Emotions--fleeting, insubstantial, changeable, and ambiguous--seem to defy study and analysis. Nothing is more complex, mysterious, and subject to conflicting theories and interpretations than human emotion. Yet the central importance of emotion in human affairs is undeniable. Emotions affect all levels of life--personal, organizational, political, cultural, economic, and religious. Emotions give meaning to life. Emotional disturbances can destroy that meaning.
How should emotions be studied? How can an understanding of the inner feelings of individuals illuminate important social interactions and human developments? In his book, Norman Denzin presents a systematic, in-depth analysis of emotion that combines new theoretical advances with practical applications. Based on an intensive, critical examination of classical and modern theoretical research--and on revealing personal interviews in which ordinary people express their emotional lives--he builds a new framework for understanding ordinary emotions and emotional disturbances.
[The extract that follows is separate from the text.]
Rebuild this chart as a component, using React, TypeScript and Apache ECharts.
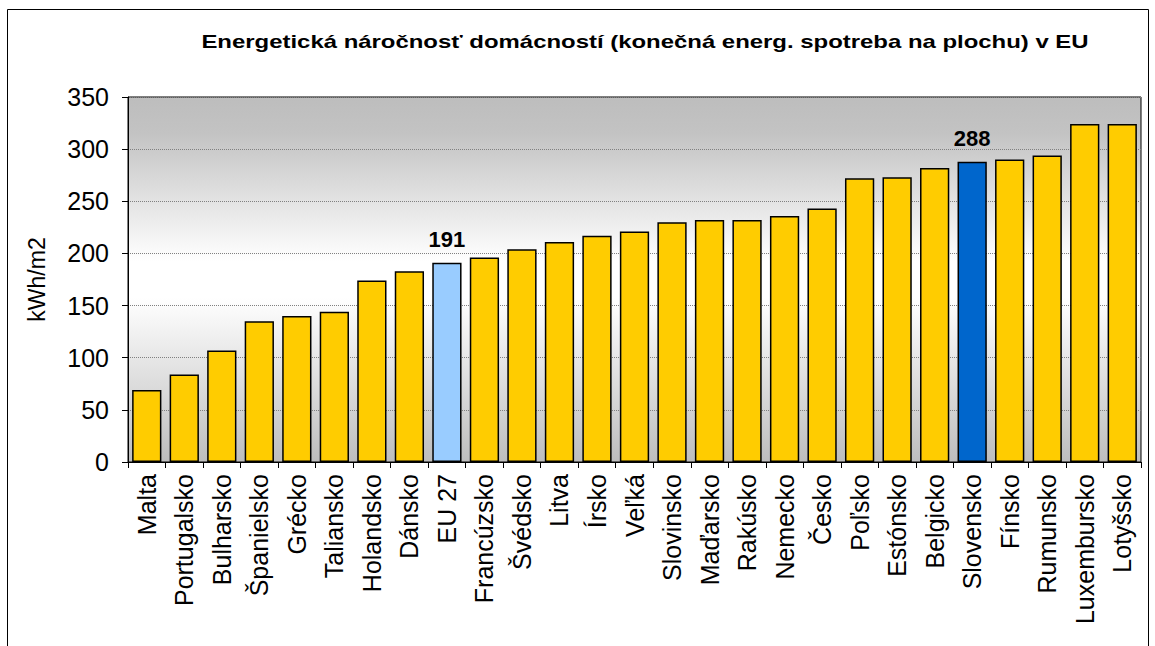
import React, { useEffect, useRef } from "react";
import * as echarts from "echarts";

const titleText = "Energetická náročnosť domácností (konečná energ. spotreba na plochu) v EU";
const yAxisName = "kWh/m2";
const categories = [
  "Malta", "Portugalsko", "Bulharsko", "Španielsko", "Grécko", "Taliansko", "Holandsko",
  "Dánsko", "EU 27", "Francúzsko", "Švédsko", "Litva", "Írsko", "Veľká", "Slovinsko",
  "Maďarsko", "Rakúsko", "Nemecko", "Česko", "Poľsko", "Estónsko", "Belgicko",
  "Slovensko", "Fínsko", "Rumunsko", "Luxembursko", "Lotyšsko",
];
const values = [
  69, 84, 107, 135, 140, 144, 174, 183, 191, 196, 204, 211, 217, 221, 230,
  232, 232, 236, 243, 272, 273, 282, 288, 290, 294, 324, 324,
];
const highlighted: Record<string, string> = { "EU 27": "#99CCFF", "Slovensko": "#0066CC" };
const labelled = ["EU 27", "Slovensko"];

const FONT = "Liberation Sans, Arial, sans-serif";

export default function App() {
  const ref = useRef<HTMLDivElement>(null);
  useEffect(() => {
    const chart = echarts.init(ref.current!, null, { renderer: "svg" });
    const data = categories.map((c, i) => ({
      value: values[i],
      itemStyle: { color: highlighted[c] || "#FFCC00" },
      label: {
        show: labelled.includes(c),
        position: "top",
        distance: 12,
        fontSize: 22,
        fontWeight: "bold",
        color: "#000",
        fontFamily: FONT,
      },
    }));
    chart.setOption({
      animation: false,
      backgroundColor: "#fff",
      textStyle: { fontFamily: FONT },
      graphic: [
        {
          type: "rect",
          shape: { x: 7.5, y: 9.5, width: 1141, height: 700 },
          style: { fill: "none", stroke: "#000", lineWidth: 1 },
          silent: true,
        },
        {
          type: "text",
          x: 645,
          y: 42,
          scaleX: 1.33,
          originX: 0,
          style: {
            text: titleText,
            font: `bold 18px ${FONT}`,
            fill: "#000",
            align: "center",
            verticalAlign: "middle",
          },
          silent: true,
        },
      ],
      grid: {
        left: 128,
        right: 14,
        top: 97,
        bottom: 184,
        show: true,
        borderColor: "#000",
        borderWidth: 1,
        backgroundColor: new echarts.graphic.LinearGradient(0, 0, 0, 1, [
          { offset: 0, color: "#bdbdbd" },
          { offset: 0.1, color: "#c3c3c3" },
          { offset: 0.45, color: "#ffffff" },
          { offset: 0.55, color: "#ffffff" },
          { offset: 1, color: "#bdbdbd" },
        ]),
      },
      xAxis: {
        type: "category",
        data: categories,
        axisLine: { lineStyle: { color: "#000", width: 1 } },
        axisTick: { show: true, length: 6, lineStyle: { color: "#000" } },
        axisLabel: {
          rotate: 90,
          interval: 0,
          fontSize: 25,
          color: "#000",
          margin: 12,
        },
      },
      yAxis: {
        type: "value",
        min: 0,
        max: 350,
        interval: 50,
        name: yAxisName,
        nameLocation: "middle",
        nameRotate: 90,
        nameGap: 80,
        nameTextStyle: { fontSize: 23, color: "#000" },
        axisLine: { show: true, lineStyle: { color: "#000", width: 1 } },
        axisTick: { show: true, length: 6, lineStyle: { color: "#000" } },
        axisLabel: { fontSize: 25, color: "#000", margin: 19 },
        splitLine: { show: true, lineStyle: { color: "#808080", type: "dotted", width: 1 } },
      },
      series: [
        {
          type: "bar",
          data,
          barCategoryGap: "22%",
          itemStyle: { borderColor: "#000", borderWidth: 1.5 },
        },
      ],
    });
    return () => chart.dispose();
  }, []);
  return (
    <div
      ref={ref}
      style={{ position: "fixed", left: 0, top: 0, width: 1155, height: 646 }}
    />
  );
}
Denzin analyzes how people experience joy and pain, love and hate, anger and despair, friendship and alienation--and examines the personal, psychological, social, and cultural aspects of human emotion to provide new perspectives for understanding human experience and social interactions. He offers new insights on the role of emotions in family violence and recommends ways of helping people escape from recurring patterns of violence. And in criticizing current conceptions of emotionally disturbed people, he reveals the nature of their inner lives and the ways they perceive and relate to others. In sum, this book presents new insights on human relationships and human experience. It is now available in paperback for the first time, with a new introduction by the author.